The GOP’s razor thin majority, coupled with opposition from the conservative Freedom Caucus, forged a rare moment of bipartisanship in the House, with Johnson forced to rely on Democratic votes to help get the supplemental bills over the line.

“We could let them simply crash and burn, but when we say we put people over politics, we mean it,” House Minority Hakeem Jeffries said on Friday after a procedural vote that allowed the bills to be taken up on the floor. Still, Democrat leaders have fallen short of saying they would protect Johnson if the motion to vacate is triggered.
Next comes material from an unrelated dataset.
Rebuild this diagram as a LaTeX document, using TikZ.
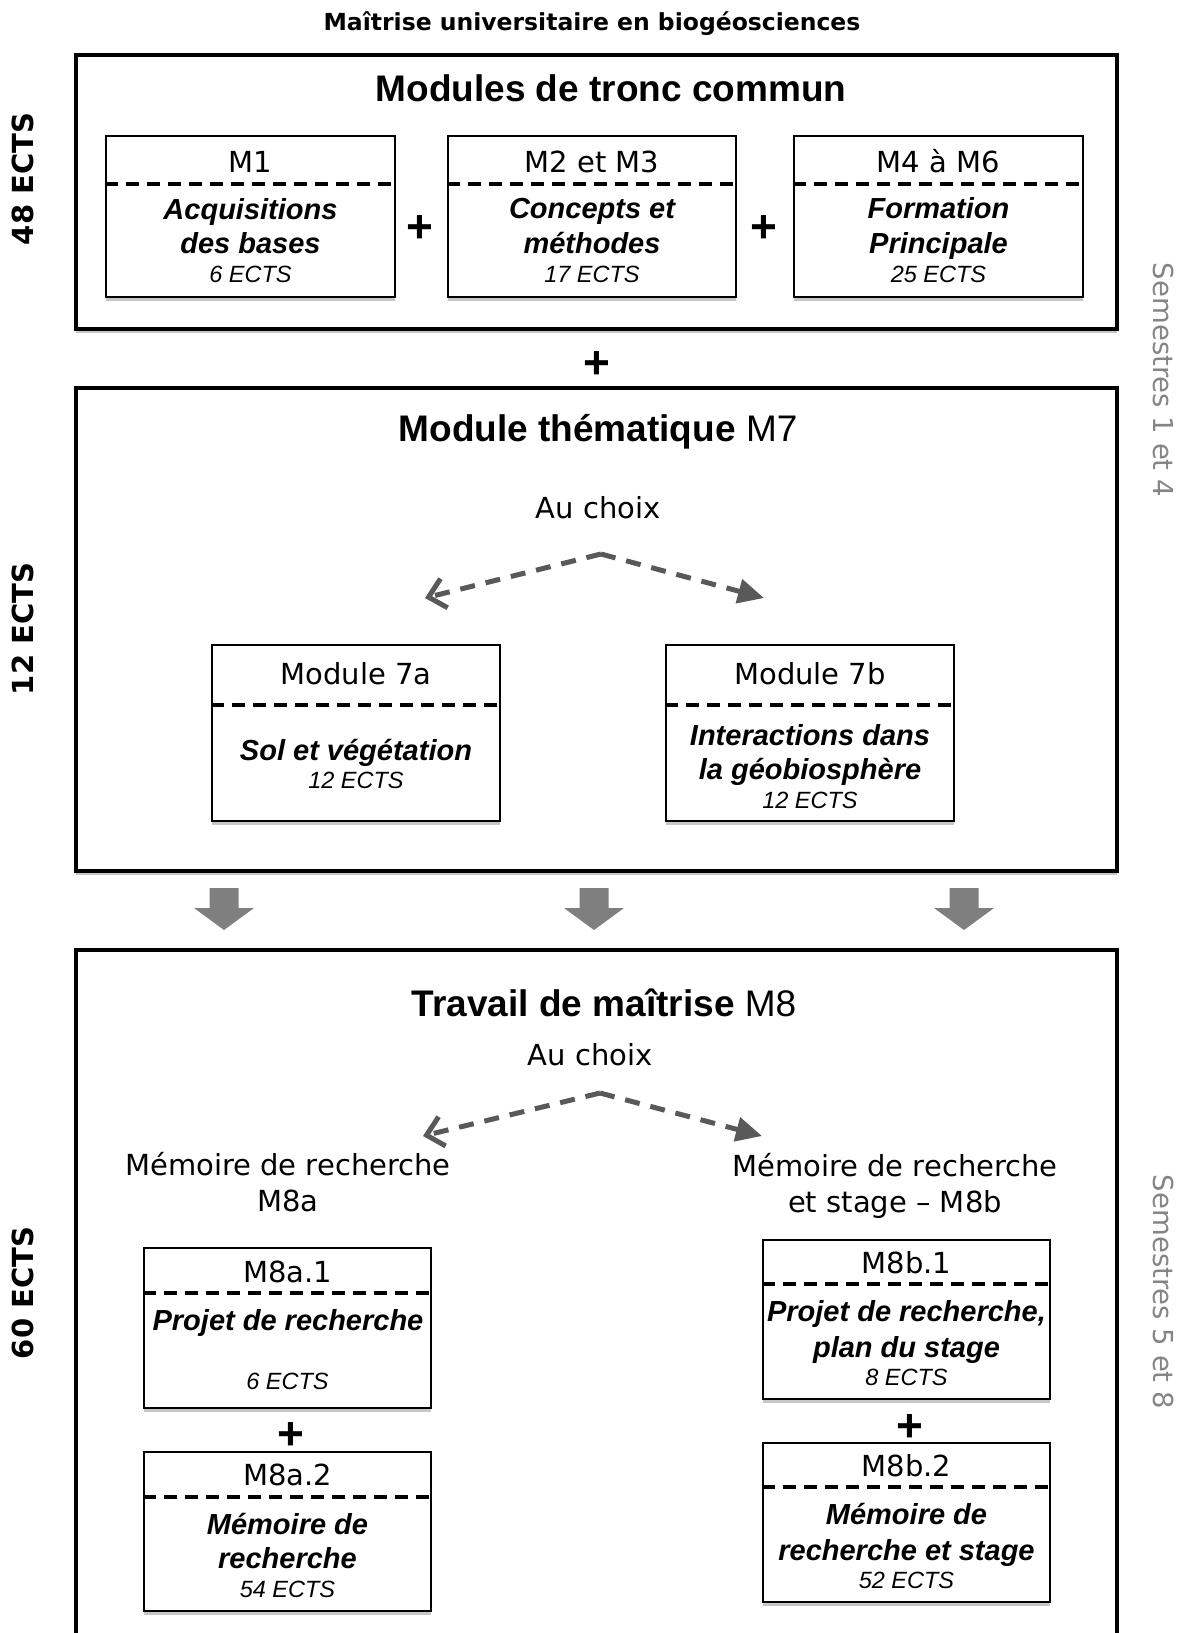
\documentclass[tikz,border=0pt]{standalone}
\usepackage{fontspec}
\setmainfont{Liberation Sans}
\newfontfamily\verd{DejaVu Sans}
\usetikzlibrary{arrows.meta,shadows}
\definecolor{dgray}{HTML}{595959}
\definecolor{mgray}{HTML}{7F7F7F}
\definecolor{lgray}{HTML}{858585}
\begin{document}
\begin{tikzpicture}[x=1pt,y=-1pt,
  shad/.style={drop shadow={shadow xshift=0pt, shadow yshift=-4pt, opacity=0.22, fill=black}},
  outerbox/.style={draw, line width=4pt, fill=white, minimum width=1041pt, inner sep=0pt, shad},
  subbox/.style={draw, line width=2pt, fill=white, minimum width=288pt, inner sep=0pt, shad},
  divider/.style={line width=4pt, dash pattern=on 13pt off 8pt},
  maintitle/.style={font=\verd\bfseries\fontsize{23.5}{28}\selectfont, inner sep=0pt, text height=17pt, text depth=0pt},
  boxtitle/.style={font=\fontsize{37}{44}\selectfont, inner sep=0pt, text height=26.5pt, text depth=0pt},
  hdr/.style={font=\verd\fontsize{29}{35}\selectfont, inner sep=0pt, text height=21pt, text depth=0pt},
  bi/.style={font=\bfseries\itshape\fontsize{29}{35}\selectfont, inner sep=0pt, text height=21pt, text depth=0pt},
  ects/.style={font=\itshape\fontsize{23.5}{28}\selectfont, inner sep=0pt, text height=17pt, text depth=0pt},
  plus/.style={font=\bfseries\fontsize{46}{50}\selectfont, inner sep=0pt, text height=33.6pt, text depth=0pt},
  sidel/.style={font=\verd\bfseries\fontsize{29}{34}\selectfont, inner sep=0pt, text height=21pt, text depth=0pt, rotate=90},
  sider/.style={font=\verd\fontsize{27.5}{33}\selectfont, text=lgray, inner sep=0pt, text height=20pt, text depth=0pt, rotate=-90},
  choice/.style={draw=dgray, line width=5pt, dash pattern=on 15pt off 11pt},
  leftend/.style={-{Straight Barb[length=16pt, width=30pt, line width=5pt]}},
  rightend/.style={-{Triangle[length=26pt, width=24pt]}},
  blockarrow/.style={fill=mgray}
]
\useasboundingbox (0,0) rectangle (1189,1633);
\clip (0,0) rectangle (1189,1633);

% title
\node[maintitle] (title) at (592,22) {Maîtrise universitaire en biogéosciences};

% ---------- Box 1
\node[outerbox, minimum height=274pt] (b1) at (596.5,192) {};
\node[boxtitle, font=\bfseries\fontsize{37}{44}\selectfont] (b1t) at (611,88) {Modules de tronc commun};

\node[subbox, minimum height=161pt, minimum width=289pt] (m1) at (250.5,216.5) {};
\draw[divider] ([yshift=-49pt]m1.north west) -- ([yshift=-49pt]m1.north east);
\node[hdr] (m1h) at (250.5,162) {M1};
\node[bi] (m1a) at (250.5,209) {Acquisitions};
\node[bi] (m1b) at (250.5,243) {des bases};
\node[ects] (m1c) at (250.5,274) {6 ECTS};

\node[subbox, minimum height=161pt] (m2) at (592,216.5) {};
\draw[divider] ([yshift=-49pt]m2.north west) -- ([yshift=-49pt]m2.north east);
\node[hdr] (m2h) at (592,162) {M2 et M3};
\node[bi] (m2a) at (592,208) {Concepts et};
\node[bi] (m2b) at (592,243) {méthodes};
\node[ects] (m2c) at (592,274) {17 ECTS};

\node[subbox, minimum height=161pt, minimum width=289pt] (m3) at (938.5,216.5) {};
\draw[divider] ([yshift=-49pt]m3.north west) -- ([yshift=-49pt]m3.north east);
\node[hdr] (m3h) at (938.5,162) {M4 à M6};
\node[bi] (m3a) at (938.5,208) {Formation};
\node[bi] (m3b) at (938.5,243) {Principale};
\node[ects] (m3c) at (938.5,274) {25 ECTS};

\node[plus] (p1) at (420,226) {+};
\node[plus] (p2) at (764,226) {+};
\node[plus] (p3) at (597,362) {+};

% ---------- Box 2
\node[outerbox, minimum height=483pt] (b2) at (596.5,629.5) {};
\node[boxtitle] (b2t) at (598,428) {\textbf{Module thématique} M7};
\node[hdr] (ch1) at (598,508) {Au choix};
\coordinate (ap1) at (601,554);
\coordinate (l1) at (425,598);
\coordinate (r1) at (764,598);
\draw[choice, leftend] (ap1) -- (l1);
\draw[choice, rightend] (ap1) -- (r1);

\node[subbox, minimum height=176pt] (m7a) at (356,733) {};
\draw[divider] ([yshift=-61pt]m7a.north west) -- ([yshift=-61pt]m7a.north east);
\node[hdr] (m7ah) at (356,674) {Module 7a};
\node[bi] (m7aa) at (356,750) {Sol et végétation};
\node[ects] (m7ac) at (356,780) {12 ECTS};

\node[subbox, minimum height=176pt] (m7b) at (810,733) {};
\draw[divider] ([yshift=-61pt]m7b.north west) -- ([yshift=-61pt]m7b.north east);
\node[hdr] (m7bh) at (810,674) {Module 7b};
\node[bi] (m7ba) at (810,735) {Interactions dans};
\node[bi] (m7bb) at (810,769) {la géobiosphère};
\node[ects] (m7bc) at (810,800) {12 ECTS};

% ---------- block arrows
\coordinate (ar1) at (224,888);
\coordinate (ar2) at (594,888);
\coordinate (ar3) at (964,888);
\foreach \a in {ar1,ar2,ar3}
  \fill[blockarrow, shift={(\a)}] (-14.5,0) -- (14.5,0) -- (14.5,20) -- (30,20) -- (0,42) -- (-30,20) -- (-14.5,20) -- cycle;

% ---------- Box 3
\node[outerbox, minimum height=700pt] (b3) at (596.5,1300) {};
\node[boxtitle] (b3t) at (604,1003) {\textbf{Travail de maîtrise} M8};
\node[hdr] (ch2) at (590,1055) {Au choix};
\coordinate (ap2) at (600,1093);
\coordinate (l2) at (423,1136);
\coordinate (r2) at (762,1136);
\draw[choice, leftend] (ap2) -- (l2);
\draw[choice, rightend] (ap2) -- (r2);

\node[hdr] (ma1) at (288,1165) {Mémoire de recherche};
\node[hdr] (ma2) at (288,1201) {M8a};
\node[hdr] (mb1) at (895,1166) {Mémoire de recherche};
\node[hdr] (mb2) at (895,1202) {et stage – M8b};

\node[subbox, minimum height=160pt, minimum width=287pt] (m8a1) at (287.5,1328) {};
\draw[divider] ([yshift=-46pt]m8a1.north west) -- ([yshift=-46pt]m8a1.north east);
\node[hdr] (m8a1h) at (287.5,1272) {M8a.1};
\node[bi] (m8a1a) at (288,1320) {Projet de recherche};
\node[ects] (m8a1c) at (287.5,1381) {6 ECTS};

\node[plus] (p4) at (291,1433) {+};

\node[subbox, minimum height=159pt, minimum width=287pt] (m8a2) at (287.5,1531.5) {};
\draw[divider] ([yshift=-46pt]m8a2.north west) -- ([yshift=-46pt]m8a2.north east);
\node[hdr] (m8a2h) at (287.5,1475) {M8a.2};
\node[bi] (m8a2a) at (287.5,1524) {Mémoire de};
\node[bi] (m8a2b) at (287.5,1558) {recherche};
\node[ects] (m8a2c) at (287.5,1589) {54 ECTS};

\node[subbox, minimum height=159pt, minimum width=287pt] (m8b1) at (906.5,1319.5) {};
\draw[divider] ([yshift=-45pt]m8b1.north west) -- ([yshift=-45pt]m8b1.north east);
\node[hdr] (m8b1h) at (906.5,1263) {M8b.1};
\node[bi] (m8b1a) at (906.5,1311) {Projet de recherche,};
\node[bi] (m8b1b) at (906.5,1347) {plan du stage};
\node[ects] (m8b1c) at (906.5,1377) {8 ECTS};

\node[plus] (p5) at (910,1425) {+};

\node[subbox, minimum height=159pt, minimum width=287pt] (m8b2) at (906.5,1522.5) {};
\draw[divider] ([yshift=-45pt]m8b2.north west) -- ([yshift=-45pt]m8b2.north east);
\node[hdr] (m8b2h) at (906.5,1466) {M8b.2};
\node[bi] (m8b2a) at (906.5,1514) {Mémoire de};
\node[bi] (m8b2b) at (906.5,1550) {recherche et stage};
\node[ects] (m8b2c) at (906.5,1580) {52 ECTS};

% ---------- side labels
\node[sidel] (e1) at (23,179) {48 ECTS};
\node[sidel] (e2) at (23,629) {12 ECTS};
\node[sidel] (e3) at (23,1293) {60 ECTS};
\node[sider] (s1) at (1163,380) {Semestres 1 et 4};
\node[sider] (s2) at (1163,1292) {Semestres 5 et 8};
\end{tikzpicture}
\end{document}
Republican and Democrat leadership from the House armed services, foreign affairs and appropriations committees all voiced strong support for the supplemental bills, with Jeffries, a New York Democrat, calling the decision a “Churchill or Chamberlain moment” earlier this week.

Other lawmakers similarly highlighted the criticality of the vote during speeches on the House floor earlier today.

“The world is waiting, watching and wanting America to lead,” said Rep. Ken Calvert, R-Calif, the chairman of the House Appropriations defense subcommittee. The supplementals “provide the resources necessary to bolster our military, reassure our allies and partners and commit to stand against terror.”

Rep. Rosa DeLauro, the House Appropriations Committee’s top Democrat, said the billions provided to Ukraine included “desperately needed aid and munitions needed to fight against Putin’s tyranny,” adding that Congress’s failure to pass the bill would result in “the appeasement of a dictator.”

In contrast, Rep. Mike Waltz, R-Fla., voiced opposition to the bill, stating that the United States could no longer afford to further support Ukraine without a strategy from Biden that lays out what victory in Ukraine looks like.

Earlier supplemental-related drama included a slew of unserious amendments by lawmakers aimed at throwing shade on their political enemies — such as one Greene-sponsored measure calling for space lasers to be deployed on the US-Mexico border, and another that would have designated Greene an envoy of Vladimir Putin — which were not considered during floor debate. 

During a hearing on Wednesday, Defense Department leaders underscored the urgency of approving additional funding for Ukraine, which is facing ammunition and equipment shortages as war with Russia continues.

Pentagon Comptroller Mike McCord warned that the department is already $2 billion in the hole for unfunded operations in Europe and the Middle East this year. If Congress found itself unable to pass supplemental funding measure, the department would be forced to cut “enabler” funds — likely facilities and weapons accounts — in order to make sure forces can remain deployed, he said.